Your guinea pig is born with the teeth he will have for his entire life. Because they're constantly growing, the guinea pig must wear them to a proper length by chewing. Nibbling on grass and other matter wears his teeth down so the front teeth come together with the top very slightly overlapping the bottom. Healthy teeth will not wear down to nubs. The teeth should be straight, close together and just the right length for your guinea pig to close his mouth and eat comfortably. It is not normal for a guinea pig to lose teeth; you should have him checked by the vet if he has any missing or loose teeth.

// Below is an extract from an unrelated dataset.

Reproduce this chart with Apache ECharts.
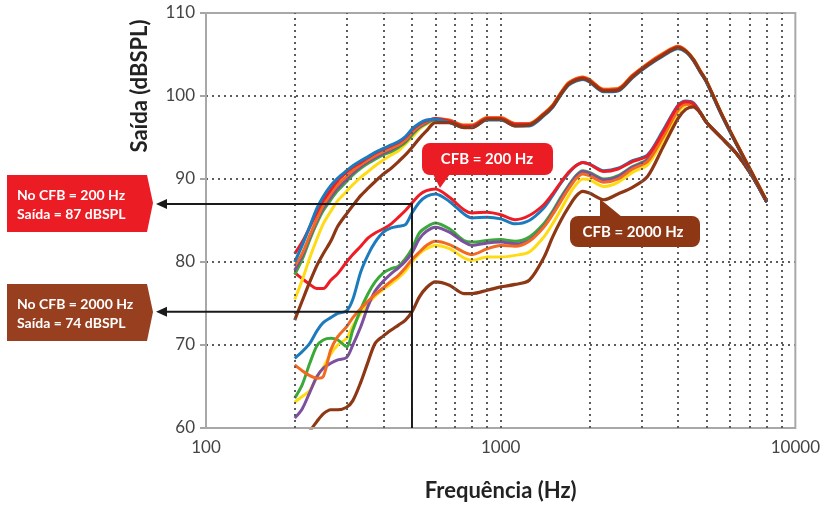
<!DOCTYPE html>
<html><head><meta charset="utf-8">
<script src="https://cdn.jsdelivr.net/npm/echarts@6/dist/echarts.min.js"></script>
<style>html,body{margin:0;padding:0;background:#fff}#c{width:823px;height:508px}</style>
</head><body><div id="c"></div>
<script>
// ---- data ----
const freqs = [200,212,225,238,250,265,280,300,315,335,355,375,400,425,450,475,500,530,560,600,670,750,800,900,1000,1120,1250,1400,1500,1600,1700,1800,1900,2000,2240,2500,2800,3150,3550,4000,4250,4500,4750,5000,5600,6300,7100,8000];
const gridFreqs = [200,300,400,500,600,700,800,900,1000,2000,3000,4000,5000,6000,7000,8000,9000];

// upper group (high level input)
const upBlue   = [80.0,82.0,84.3,86.5,87.9,89.2,90.1,91.0,91.6,92.2,92.7,93.2,93.7,94.1,94.5,95.1,96.0,96.7,97.1,97.2,96.8,96.2,96.2,97.1,97.1,96.4,96.4,97.6,98.6,100.1,101.3,101.8,102.0,101.7,100.5,100.6,102.2,103.6,104.8,105.7,105.3,104.3,102.9,101.6,97.8,94.2,90.7,87.2];
const upRed    = [81.0,82.4,84.2,86.0,87.4,88.7,89.8,90.8,91.4,92.0,92.6,93.1,93.6,94.0,94.4,95.0,95.9,96.6,97.0,97.3,97.0,96.4,96.4,97.3,97.3,96.6,96.6,97.8,98.8,100.3,101.5,102.0,102.2,101.9,100.7,100.8,102.4,103.8,105.0,105.9,105.4,104.4,103.0,101.7,97.9,94.3,90.8,87.3];
const upOrange = [79.5,81.0,83.2,85.2,86.8,88.2,89.3,90.3,91.0,91.7,92.3,92.8,93.3,93.7,94.1,94.7,95.6,96.4,96.9,97.3,97.1,96.5,96.5,97.4,97.4,96.7,96.7,97.9,98.9,100.4,101.6,102.1,102.3,102.0,100.8,100.9,102.5,103.9,105.1,106.0,105.5,104.5,103.1,101.8,98.0,94.4,90.9,87.4];
const upPurple = [79.0,80.7,83.0,85.0,86.5,87.8,88.9,90.0,90.7,91.5,92.1,92.6,93.1,93.5,94.0,94.6,95.5,96.3,96.8,97.2,97.0,96.4,96.4,97.3,97.3,96.6,96.6,97.8,98.8,100.3,101.5,102.0,102.2,101.9,100.7,100.8,102.4,103.8,105.0,105.9,105.4,104.4,103.0,101.7,97.9,94.3,90.8,87.3];
const upGreen  = [78.5,80.3,82.7,84.7,86.2,87.5,88.6,89.7,90.5,91.3,91.9,92.4,92.9,93.3,93.8,94.4,95.3,96.2,96.7,97.2,97.0,96.4,96.4,97.3,97.3,96.6,96.6,97.8,98.8,100.3,101.5,102.0,102.2,101.9,100.7,100.8,102.4,103.8,105.0,105.9,105.4,104.4,103.0,101.7,97.9,94.3,90.8,87.3];
const upYellow = [75.5,77.8,80.5,82.8,84.6,86.1,87.4,88.5,89.3,90.2,90.9,91.6,92.3,92.9,93.4,94.2,95.0,96.0,96.6,97.1,97.0,96.5,96.5,97.4,97.4,96.7,96.7,97.9,98.9,100.4,101.6,102.1,102.3,102.0,100.8,100.9,102.5,103.9,105.1,106.0,105.5,104.5,103.1,101.8,98.0,94.4,90.9,87.4];
const upBrown  = [73.0,75.3,77.6,79.6,81.0,82.5,84.3,85.8,86.8,88.0,88.9,89.7,90.6,91.3,92.1,92.9,93.8,94.9,95.8,96.8,96.8,96.2,96.2,97.2,97.2,96.4,96.5,97.7,98.7,100.2,101.4,101.9,102.1,101.8,100.6,100.7,102.3,103.7,104.9,105.8,105.4,104.4,103.0,101.7,97.9,94.3,90.8,87.3];

// lower group (low level input)
const loRed    = [78.7,78.0,77.3,76.8,76.8,77.8,78.6,80.0,80.9,81.9,82.9,83.5,84.0,84.6,85.4,86.2,87.1,88.1,88.6,88.8,87.8,86.3,85.9,86.0,85.7,85.1,85.6,86.9,88.2,89.6,90.8,91.6,92.0,91.8,90.9,91.2,92.1,92.8,95.6,98.8,99.3,99.1,98.0,96.8,95.0,93.1,90.5,87.3];
const loBlue   = [68.4,69.2,70.2,71.7,72.7,73.3,73.8,74.1,75.5,78.8,80.9,82.4,83.6,84.1,84.3,84.5,85.9,87.2,87.9,88.2,87.3,85.8,85.3,85.4,85.2,84.6,85.0,86.5,88.0,89.5,90.7,91.6,92.0,91.8,91.0,91.3,92.2,92.9,95.8,98.9,99.4,99.2,98.1,96.8,95.0,93.1,90.5,87.2];
const loGreen  = [63.6,65.2,67.8,69.9,70.6,70.8,70.6,69.8,71.8,74.3,76.2,77.6,78.7,79.2,79.5,80.4,81.6,83.5,84.2,84.7,84.0,82.6,82.4,82.6,82.7,82.5,83.0,84.6,86.1,87.8,89.2,90.4,91.0,90.8,90.0,90.4,91.5,92.4,95.3,98.5,99.1,99.0,98.0,96.8,95.0,93.1,90.5,87.2];
const loPurple = [61.2,62.3,64.3,66.2,67.2,67.8,68.2,68.5,70.0,72.2,74.7,76.5,77.7,78.6,79.3,80.1,81.1,82.8,83.7,84.2,83.6,82.4,82.0,82.3,82.4,82.2,82.6,84.3,85.9,87.6,89.1,90.3,90.9,90.7,89.9,90.3,91.4,92.3,95.2,98.5,99.1,99.0,98.0,96.8,95.0,93.1,90.5,87.2];
const loOrange = [67.6,66.9,66.3,66.0,66.2,69.4,71.0,72.2,73.3,74.4,75.3,76.1,76.9,77.7,78.4,79.3,80.3,81.2,82.0,82.5,82.1,81.2,80.9,81.6,82.0,81.9,82.5,84.2,85.7,87.3,88.8,90.0,90.6,90.4,89.6,90.0,91.2,92.1,95.0,98.3,99.0,99.0,98.0,96.8,95.0,93.1,90.5,87.2];
const loYellow = [63.1,63.8,64.5,66.2,67.3,68.9,70.0,70.8,72.3,73.8,75.0,75.9,76.7,77.4,78.1,78.9,80.0,81.0,81.6,82.0,81.6,80.5,80.2,80.6,80.6,80.8,81.2,83.0,84.6,86.3,88.0,89.3,90.0,89.9,89.1,89.6,90.8,91.7,94.6,98.0,98.9,99.0,98.1,96.9,95.0,93.1,90.5,87.2];
const loBrown  = [null,null,59.6,60.8,61.7,62.2,62.2,62.5,63.3,65.5,68.0,70.2,71.1,71.8,72.4,73.0,74.0,75.8,76.9,77.6,77.2,76.2,76.2,76.6,77.0,77.3,77.8,80.5,83.0,85.0,86.6,87.9,88.5,88.3,87.5,88.2,89.0,90.3,93.8,97.3,98.4,98.7,98.0,96.8,95.0,93.1,90.5,87.2];

// annotation values
const markFreq = 500;
const outCFB200 = 87;
const outCFB2000 = 74;
const yTickMin = 60, yTickMax = 110, yTickStep = 10;

const colors = {blue:'#1c7bbf', red:'#ee1d25', orange:'#f26a21', green:'#3aa93a', purple:'#7d4f9f', yellow:'#ffdb14', brown:'#8e3715'};
const FONT = 'Lato, "Liberation Sans", sans-serif';

function mk(name, arr, color, w) {
  return {
    name, type:'line', data: freqs.map((f,i)=>[f, arr[i]]),
    showSymbol:false, symbol:'none', smooth:0.3, connectNulls:false,
    lineStyle:{color, width:w||3}, itemStyle:{color}, clip:true, z:3
  };
}

const series = [
  mk('lo-yellow', loYellow, colors.yellow),
  mk('lo-green', loGreen, colors.green),
  mk('lo-purple', loPurple, colors.purple),
  mk('lo-orange', loOrange, colors.orange),
  mk('lo-blue', loBlue, colors.blue),
  mk('lo-red', loRed, colors.red),
  mk('lo-brown', loBrown, colors.brown, 3.2),
  mk('up-yellow', upYellow, colors.yellow),
  mk('up-green', upGreen, colors.green),
  mk('up-purple', upPurple, colors.purple),
  mk('up-orange', upOrange, colors.orange),
  mk('up-red', upRed, colors.red),
  mk('up-blue', upBlue, colors.blue),
  mk('up-brown', upBrown, colors.brown, 3.2)
];
series.push({
  name:'vgrid', type:'line', data:[], silent:true, z:1,
  markLine:{silent:true, symbol:['none','none'], label:{show:false}, animation:false,
    lineStyle:{color:'#5c5c5c', type:[2,4], width:2},
    emphasis:{disabled:true},
    data: gridFreqs.map(f=>({xAxis:f}))}
});

const chart = echarts.init(document.getElementById('c'), null, {renderer:'canvas'});
chart.setOption({
  animation:false,
  backgroundColor:'#fff',
  grid:{left:206, right:26, top:13, bottom:80, show:true, borderColor:'#a8a8a8', borderWidth:2, backgroundColor:'transparent', z:5},
  xAxis:{type:'log', logBase:10, min:100, max:10000,
    axisLine:{show:false}, axisTick:{show:false}, splitLine:{show:false},
    axisLabel:{color:'#444', fontSize:17, margin:11, fontFamily:FONT, formatter:(v)=>String(Math.round(v))},
    name:'Frequência (Hz)', nameLocation:'middle', nameGap:52,
    nameTextStyle:{color:'#222', fontSize:22, fontWeight:'bold', fontFamily:FONT}},
  yAxis:{type:'value', min:yTickMin, max:yTickMax, interval:yTickStep,
    axisLine:{show:false}, axisTick:{show:true, length:6, lineStyle:{color:'#888', width:1.5}},
    axisLabel:{color:'#444', fontSize:17, margin:11, fontFamily:FONT},
    splitLine:{show:true, showMinLine:false, showMaxLine:false, lineStyle:{color:'#5c5c5c', type:[2,4], width:2}}},
  series
});

const pA = chart.convertToPixel({xAxisIndex:0, yAxisIndex:0}, [markFreq, outCFB200]);
const pB = chart.convertToPixel({xAxisIndex:0, yAxisIndex:0}, [markFreq, outCFB2000]);
const pBot = chart.convertToPixel({xAxisIndex:0, yAxisIndex:0}, [markFreq, yTickMin]);

const tipX = 156;
const boxFont = 'bold 14px ' + FONT;
const g = [
  // y axis title
  {type:'text', x:140, y:86, rotation:Math.PI/2, z:10,
    style:{text:'Saída (dBSPL)', fill:'#222', font:'bold 22px ' + FONT, align:'center', verticalAlign:'middle'}},
  // black guide lines
  {type:'line', z:20, shape:{x1:tipX+8, y1:pA[1], x2:pA[0], y2:pA[1]}, style:{stroke:'#1a1a1a', lineWidth:2}},
  {type:'line', z:20, shape:{x1:tipX+8, y1:pB[1], x2:pA[0], y2:pB[1]}, style:{stroke:'#1a1a1a', lineWidth:2}},
  {type:'line', z:20, shape:{x1:pA[0], y1:pA[1]-1, x2:pA[0], y2:pBot[1]}, style:{stroke:'#1a1a1a', lineWidth:2}},
  {type:'polygon', z:20, shape:{points:[[tipX, pA[1]],[tipX+11, pA[1]-5],[tipX+11, pA[1]+5]]}, style:{fill:'#1a1a1a'}},
  {type:'polygon', z:20, shape:{points:[[tipX, pB[1]],[tipX+11, pB[1]-5],[tipX+11, pB[1]+5]]}, style:{fill:'#1a1a1a'}},
  // left red box
  {type:'polygon', z:20, shape:{points:[[7,175],[147,175],[153,203],[147,232],[7,232]]}, style:{fill:'#ec1c24'}},
  {type:'text', z:21, x:17, y:195, style:{text:'No CFB = 200 Hz', fill:'#fff', font:boxFont, verticalAlign:'middle'}},
  {type:'text', z:21, x:17, y:214, style:{text:'Saída = 87 dBSPL', fill:'#fff', font:boxFont, verticalAlign:'middle'}},
  // left brown box
  {type:'polygon', z:20, shape:{points:[[7,284],[147,284],[153,312],[147,341],[7,341]]}, style:{fill:'#973f1e'}},
  {type:'text', z:21, x:17, y:304, style:{text:'No CFB = 2000 Hz', fill:'#fff', font:boxFont, verticalAlign:'middle'}},
  {type:'text', z:21, x:17, y:323, style:{text:'Saída = 74 dBSPL', fill:'#fff', font:boxFont, verticalAlign:'middle'}},
  // red callout
  {type:'rect', z:20, shape:{x:422, y:143, width:131, height:32, r:8}, style:{fill:'#ec1c24'}},
  {type:'polygon', z:20, shape:{points:[[433,174],[450,174],[440,188]]}, style:{fill:'#ec1c24'}},
  {type:'text', z:21, x:487, y:159, style:{text:'CFB = 200 Hz', fill:'#fff', font:'bold 15px ' + FONT, align:'center', verticalAlign:'middle'}},
  // brown callout
  {type:'rect', z:20, shape:{x:570, y:216, width:130, height:31, r:8}, style:{fill:'#8e3715'}},
  {type:'polygon', z:20, shape:{points:[[600,199],[600,217],[622,217]]}, style:{fill:'#8e3715'}},
  {type:'text', z:21, x:633, y:232, style:{text:'CFB = 2000 Hz', fill:'#fff', font:'bold 15px ' + FONT, align:'center', verticalAlign:'middle'}}
];
chart.setOption({graphic:g});
</script>
</body></html>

If your guinea pig is not getting the right nutrition it is possible for his teeth to become loose or fall out. A lack of vitamin C can cause scurvy. In some cases your pig's teeth will become loose enough to wiggle with your finger. This is not normal for a healthy guinea pig. Loose teeth might move out of position, making it painful for your guinea pig to eat, or they could fall completely out, making it difficult for him to keep the rest of his teeth in alignment. Your guinea pig should get at least 90 milligrams of vitamin C every day. Bell peppers, oranges and parsley are good sources of vitamin C. Timothy hay is also high in vitamin C.
It is possible for your guinea pig to injure himself so badly that he breaks or loses a tooth. Chewing on materials that are too hard, pulling on cage wires or taking a hard fall can cause your pig's teeth to break. Poor diet can also make teeth weak and prone to breaking. If a tooth breaks below the gum line, a new one will grow in; it's important to keep the hole clean until then. Flush the hole with water every day to remove matter. Also, keep an eye on the newly unimpeded opposing teeth and make sure they don't grow so long they poke the exposed gums. Most guinea pig teeth will grow back without complications, but consult your vet any time you have a health concern and particularly if your pig appears to have any trouble eating.
Genetic problems are rare, but they can cause a guinea pig to be born without all of his teeth or with teeth so weak that they break or move out of position easily. Tooth problems are usually apparent at an early age since they make it difficult for a pig to eat. While there is nothing you can do to change genetics, your vet can treat your guinea pig's teeth so he is able to eat comfortably. Do not allow a guinea pig with genetic tooth problems to breed since the problems may show up in the offspring.